WATERBURY – With continued uncertainty over whether or for how long Congress will approve funding for the Department of Homeland Security, Gov. Peter Shumlin and Vermont public safety officials today outlined impacts of a shutdown for Vermont. If funding is not approved by midnight tonight most divisions of the federal agency will suspend operations. While Congress is considering a short-term fix, the administration seeks a long-term solution given the importance of the Department.

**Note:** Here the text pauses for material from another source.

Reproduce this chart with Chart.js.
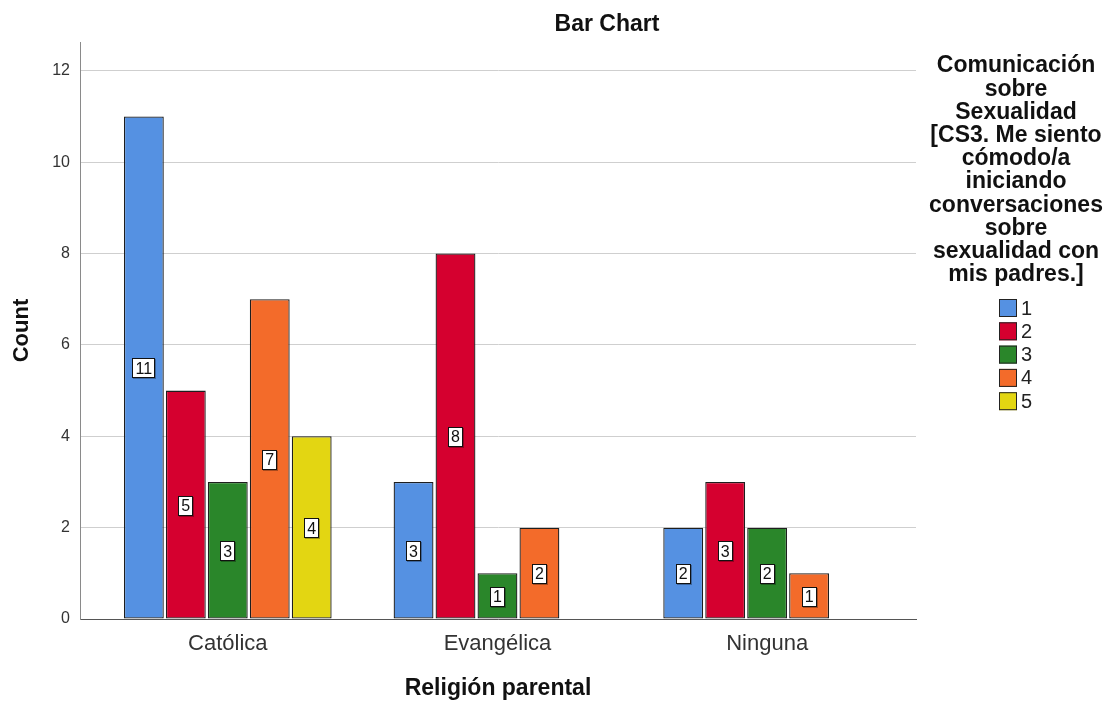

“What Vermonters expect is for Congress to do its job,” said Gov. Shumlin. Noting that Vermont’s Congressional Delegation has worked hard to urge Congress to pass a longer-term funding bill, the Governor continued, “Homeland security is the last place where Congress should be playing partisan games. This has gone on long enough. It’s time for Congress to pass a long-term bill to fund this important department.”

Vermont Director of Emergency Management and Homeland Security, Joe Flynn has been in contact with officials from the Department of Homeland Security this week to determine what impacts a furlough of homeland security workers could have in Vermont.

Emergency planning, preparedness, response capabilities and day to day operations will NOT be affected at Vermont DEMHS.  Emergency Management Planning Grants for the operational functions of DEMHS and Homeland Security Grant Program funds have already been received by the State from DHS. A shutdown could impact some sub-recipient grant funding to Vermont cities and towns.  And programs such as the Assistance to Firefighter’s Grant (AFG) will likely be delayed. Many Vermont fire departments have benefited from AFG over the years.

Most visible impacts to Vermont would be a result of furloughs at FEMA. Vermont recently received a major disaster declaration for FEMA Public Assistance following a severe winter storm last December.  If employees are furloughed FEMA would not open a Joint Field Office in Vermont nor begin processing PA applications – delaying reimbursement for Vermont communities.

Approvals of local Hazard Mitigation Grant Program projects (those that receive 75% federal funding to help communities reduce public infrastructure damage in future disaster) would cease during the shutdown.  This will extend the wait times for dozens of HMGP projects – some dating back to Tropical Storm Irene in 2011.

In the event of a new disaster during a shutdown, Vermont has been told that FEMA’s State Liaison Officer will not be sent to assist in coordinating federal assets the state needs during and in the aftermath of a disaster event. And should Vermont experience a disaster event FEMA will not conduct Preliminary Damage Assessments (PDA). PDA’s are an official accounting of damage sustained in a disaster.  This assessment is used in determining if the state qualifies for federal disaster assistance. During a lapse in funding DHS/FEMA would acknowledge, but could not process a request from the Governor for a presidential declaration of a major disaster or emergency unless the request would be determined necessary for the protection of life and property.

When DHS funding is reinstated all grant and funding programs will resume, but lengthy queues and backlogs may likely be possible.